I like to think of myself as a pretty skilled debater. At one point in my life, I actually prided myself on my ability to come out victorious in most of, if not all, my arguments. I employed logic, tried not to get too emotional, and stuck to my guns until I could get my opponent — whether it was a friend, a parent, or a romantic partner — to see it my way. And then I had a kid, and I realized that all of my previous tactics were totally useless. I was suddenly stuck having the worst (and most ridiculous) fights of my life. Why, you might ask? Let me break it down.
- Toddlers don't care about logic. I've tried my hardest to use reason when trying to convince my 3-year-old daughter to do something crazy, like say take a bath or eat something besides cookies and fruit snacks. You want to smell clean and feel fresh, honey? That requires bathing. You want to grow big and strong? Then sugar can't be your main source of sustenance. And you know what? She just doesn't give a sh*t. She gets part A; she gets part B; she might even get the connection between the two. But she's still not eating those peas or getting in that lovely, warm tub without an epic battle.
- They know how to push your buttons. Nothing makes me lose my mind more than the crazy stunts my daughter pulls while we're trying to get out of the door every morning. Individually, they're annoying; collectively, they make me mental. This morning, as we were trying and failing to get her to school on time, she asked me to put her hair in a "big braid." Cool. Done. Five minutes later, she ran over to the kitchen, where I was frantically throwing Cheerios in her baby brother's mouth (the kid never stops eating), to show me how her hair looked "so beautiful" down and flowing. And she also wanted a ponytail. Couple the hair drama with the continuous shedding of just-secured shoes and just-outfitted clothing, and calm conversation quickly turns to yelling.
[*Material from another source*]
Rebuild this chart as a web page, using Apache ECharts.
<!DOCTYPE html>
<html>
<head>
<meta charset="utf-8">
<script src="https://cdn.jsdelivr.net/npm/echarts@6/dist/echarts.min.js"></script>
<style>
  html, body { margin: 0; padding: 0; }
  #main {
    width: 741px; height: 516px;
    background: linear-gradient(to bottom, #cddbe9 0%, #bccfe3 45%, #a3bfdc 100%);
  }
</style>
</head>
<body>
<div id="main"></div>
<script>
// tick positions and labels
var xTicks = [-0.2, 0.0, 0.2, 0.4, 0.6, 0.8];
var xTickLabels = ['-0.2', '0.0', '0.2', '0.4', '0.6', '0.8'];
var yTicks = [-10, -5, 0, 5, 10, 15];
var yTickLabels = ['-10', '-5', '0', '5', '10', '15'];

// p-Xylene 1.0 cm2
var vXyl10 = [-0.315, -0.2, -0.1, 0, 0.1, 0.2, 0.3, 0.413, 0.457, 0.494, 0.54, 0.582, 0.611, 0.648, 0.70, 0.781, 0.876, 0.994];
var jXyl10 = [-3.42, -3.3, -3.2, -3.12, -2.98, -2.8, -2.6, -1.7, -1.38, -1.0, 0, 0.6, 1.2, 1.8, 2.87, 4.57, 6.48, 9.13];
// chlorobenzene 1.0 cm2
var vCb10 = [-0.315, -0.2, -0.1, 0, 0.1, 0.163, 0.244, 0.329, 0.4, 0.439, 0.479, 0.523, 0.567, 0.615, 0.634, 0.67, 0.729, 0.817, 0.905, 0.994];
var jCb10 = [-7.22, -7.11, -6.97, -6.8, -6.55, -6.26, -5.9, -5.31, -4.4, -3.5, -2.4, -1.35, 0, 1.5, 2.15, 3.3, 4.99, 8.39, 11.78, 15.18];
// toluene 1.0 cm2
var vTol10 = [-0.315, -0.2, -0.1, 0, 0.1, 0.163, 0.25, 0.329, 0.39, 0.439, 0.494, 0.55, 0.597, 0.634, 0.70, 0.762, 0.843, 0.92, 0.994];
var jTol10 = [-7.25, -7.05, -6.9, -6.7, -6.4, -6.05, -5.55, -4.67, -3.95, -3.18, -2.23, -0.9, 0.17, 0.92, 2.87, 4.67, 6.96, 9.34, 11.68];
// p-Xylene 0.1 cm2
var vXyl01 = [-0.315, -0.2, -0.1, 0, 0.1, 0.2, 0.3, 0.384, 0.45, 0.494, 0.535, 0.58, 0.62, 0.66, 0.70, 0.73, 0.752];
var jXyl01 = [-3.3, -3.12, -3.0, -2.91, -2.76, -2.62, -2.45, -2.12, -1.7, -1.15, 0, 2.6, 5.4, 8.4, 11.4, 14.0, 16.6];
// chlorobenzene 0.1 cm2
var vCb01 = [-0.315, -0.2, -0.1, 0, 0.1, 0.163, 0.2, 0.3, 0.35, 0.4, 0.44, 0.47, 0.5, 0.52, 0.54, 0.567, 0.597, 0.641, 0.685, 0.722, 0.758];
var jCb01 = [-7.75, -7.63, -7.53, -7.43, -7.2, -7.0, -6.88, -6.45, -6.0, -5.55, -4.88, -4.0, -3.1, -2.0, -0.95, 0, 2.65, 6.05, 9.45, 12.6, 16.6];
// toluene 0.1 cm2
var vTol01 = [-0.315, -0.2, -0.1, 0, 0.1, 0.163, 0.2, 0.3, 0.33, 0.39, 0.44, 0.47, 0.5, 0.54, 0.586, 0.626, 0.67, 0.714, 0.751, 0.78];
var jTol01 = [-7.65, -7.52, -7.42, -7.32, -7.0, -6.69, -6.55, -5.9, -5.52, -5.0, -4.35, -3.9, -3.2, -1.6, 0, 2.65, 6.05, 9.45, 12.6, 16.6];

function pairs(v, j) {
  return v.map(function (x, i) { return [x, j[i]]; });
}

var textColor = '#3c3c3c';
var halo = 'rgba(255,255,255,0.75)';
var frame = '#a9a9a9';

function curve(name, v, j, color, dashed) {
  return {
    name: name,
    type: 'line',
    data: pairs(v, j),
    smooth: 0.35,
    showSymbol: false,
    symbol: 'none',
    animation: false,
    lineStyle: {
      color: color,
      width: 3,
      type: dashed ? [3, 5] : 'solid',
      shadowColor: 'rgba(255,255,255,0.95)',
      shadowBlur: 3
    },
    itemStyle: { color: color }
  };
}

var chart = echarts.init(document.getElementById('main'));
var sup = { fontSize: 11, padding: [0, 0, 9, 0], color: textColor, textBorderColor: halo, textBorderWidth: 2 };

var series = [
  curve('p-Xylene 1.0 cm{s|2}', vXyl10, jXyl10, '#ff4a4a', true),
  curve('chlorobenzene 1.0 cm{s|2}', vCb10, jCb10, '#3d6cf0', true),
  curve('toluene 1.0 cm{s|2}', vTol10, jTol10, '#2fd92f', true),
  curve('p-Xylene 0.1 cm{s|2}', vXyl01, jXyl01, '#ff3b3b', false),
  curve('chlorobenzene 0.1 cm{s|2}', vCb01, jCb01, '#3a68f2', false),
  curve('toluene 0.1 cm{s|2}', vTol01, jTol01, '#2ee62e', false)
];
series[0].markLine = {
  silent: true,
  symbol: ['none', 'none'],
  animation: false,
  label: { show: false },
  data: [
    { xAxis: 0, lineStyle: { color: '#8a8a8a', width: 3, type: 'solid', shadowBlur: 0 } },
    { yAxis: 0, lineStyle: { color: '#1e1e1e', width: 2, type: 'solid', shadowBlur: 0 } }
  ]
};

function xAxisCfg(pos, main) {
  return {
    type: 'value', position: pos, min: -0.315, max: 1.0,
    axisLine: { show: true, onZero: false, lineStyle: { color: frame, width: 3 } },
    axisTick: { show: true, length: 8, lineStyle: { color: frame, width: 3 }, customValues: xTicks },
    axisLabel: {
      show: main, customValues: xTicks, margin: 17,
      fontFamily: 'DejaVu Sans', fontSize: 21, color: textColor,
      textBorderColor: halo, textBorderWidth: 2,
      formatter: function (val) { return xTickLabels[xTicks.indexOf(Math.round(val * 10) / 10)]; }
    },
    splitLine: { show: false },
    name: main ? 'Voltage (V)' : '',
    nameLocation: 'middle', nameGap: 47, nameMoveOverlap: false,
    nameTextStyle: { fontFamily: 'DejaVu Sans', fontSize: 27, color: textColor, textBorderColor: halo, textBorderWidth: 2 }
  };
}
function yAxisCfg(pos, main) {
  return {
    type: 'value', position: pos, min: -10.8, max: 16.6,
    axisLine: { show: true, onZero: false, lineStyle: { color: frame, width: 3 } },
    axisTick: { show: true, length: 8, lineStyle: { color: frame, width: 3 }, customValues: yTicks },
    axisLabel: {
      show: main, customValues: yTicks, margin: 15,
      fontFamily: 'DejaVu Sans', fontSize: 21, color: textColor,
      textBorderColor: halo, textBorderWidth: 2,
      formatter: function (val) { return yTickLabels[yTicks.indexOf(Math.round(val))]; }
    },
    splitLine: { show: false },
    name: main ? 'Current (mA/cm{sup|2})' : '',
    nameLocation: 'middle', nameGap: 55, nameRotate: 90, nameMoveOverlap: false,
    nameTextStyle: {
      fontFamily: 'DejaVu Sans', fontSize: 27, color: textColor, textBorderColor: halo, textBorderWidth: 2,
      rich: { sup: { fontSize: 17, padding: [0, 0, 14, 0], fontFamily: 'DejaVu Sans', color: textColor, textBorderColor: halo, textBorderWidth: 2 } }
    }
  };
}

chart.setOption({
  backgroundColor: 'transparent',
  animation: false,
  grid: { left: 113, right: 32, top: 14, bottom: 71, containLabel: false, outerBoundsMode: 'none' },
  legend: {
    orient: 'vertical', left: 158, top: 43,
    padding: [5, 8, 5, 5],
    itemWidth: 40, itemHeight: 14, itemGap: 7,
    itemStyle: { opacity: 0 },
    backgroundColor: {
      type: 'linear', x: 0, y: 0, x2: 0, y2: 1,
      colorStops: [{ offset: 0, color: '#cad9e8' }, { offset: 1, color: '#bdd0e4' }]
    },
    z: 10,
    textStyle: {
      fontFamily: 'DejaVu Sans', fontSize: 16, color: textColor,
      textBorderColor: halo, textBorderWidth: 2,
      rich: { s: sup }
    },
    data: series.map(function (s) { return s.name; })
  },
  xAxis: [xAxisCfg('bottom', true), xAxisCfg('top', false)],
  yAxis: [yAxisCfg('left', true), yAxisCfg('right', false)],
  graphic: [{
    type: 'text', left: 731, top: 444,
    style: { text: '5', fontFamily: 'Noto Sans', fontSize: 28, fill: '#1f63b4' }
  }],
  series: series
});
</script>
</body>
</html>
- Their negotiation skills are insane. "Can I have a sucker, Mommy? No? How about a sucker and an ice cream cone?" Um, try again.
- Toddlers think "no" means "find someone else who will say yes." Tell my daughter she can't have candy for breakfast, can't go to the park right now, or can't read a sixth book before bed, and, as long as there's another adult in the house, she's not bothered. She'll just run to the other adult to get the answer she wants, not only undermining any semblance of parental authority I might have left, but also bringing a third party (one who's seemingly on her side) into the argument. She's learned the art of distraction (i.e. make Mommy mad at Daddy, not me) is her friend . . . and my worst enemy.
- When all else fails, they just start screaming. Unlike most adults, who tend to want to resolve a conflict peacefully and amicably, a kid will just escalate things. Usually that means screaming, crying, and maybe some kicking. And there you have it: the worst-argument-ever trifecta.